I'm currently working on a high-performance python 2.7 project utilizing lists ten thousands elements in size. Obviously, every operation must be performed as fast as possible.
So, I have two lists: One of them is a list of unique arbitrary numbers, let's call it A, and the other one is a linear list starting with 1 and with the same length as the first list, named B, which represents indices in A (starting with 1)
Something like enumerate, starting with 1.
For example:
A = [500, 300, 400, 200, 100] # The order here is arbitrary, they can be any integers, but every integer can only exist once
B = [ 1, 2, 3, 4, 5] # This is fixed, starting from 1, with exactly as many elements as A
If I have an element of B (called e_B) and want the corresponding element in A, I can simply do correspond_e_A = A[e_B - 1]
. No problem.
But now I have a huge list of random, non-unique integers, and I want to know the indices of the integers that are in A, and what the corresponding elements in B are.
I think I have a reasonable solution for the first question:
indices_of_existing = numpy.nonzero(numpy.in1d(random_list, A))[0]
What is great about this approach is that there is no need to map() single operations, numpy's in1d just returns a list like [True, True, False, True, ...]. Using nonzero() I can get the indices of the elements in random_list that exist in A. Perfect, I think.
But for the second question, I'm stumped.
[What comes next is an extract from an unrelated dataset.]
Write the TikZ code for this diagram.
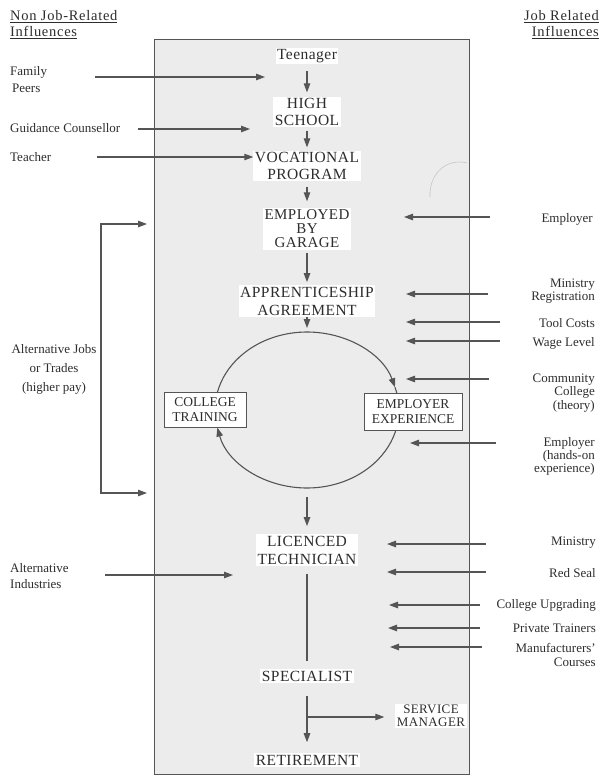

I tried something like:
corresponding_e_B = map(lambda x: numpy.where(A==x)[0][0] + 1, random_list))
This correctly gives me the indices, but it's not optimal, because firstly I need a map(), secondly I need a lambda, and finally numpy.where() does not stop after the item was found once (remember, A has only unique elements), meaning that it scales horribly with huge datasets like mine.
I took a look at bisect, but it seems bisect only works with single requests, not with lists, meaning that I'd still have to use map() and build my list elementwise (that's slow, isn't it?)
Since I'm quite new to Python, I was hoping anyone here might have an idea? Maybe a library I don't know yet?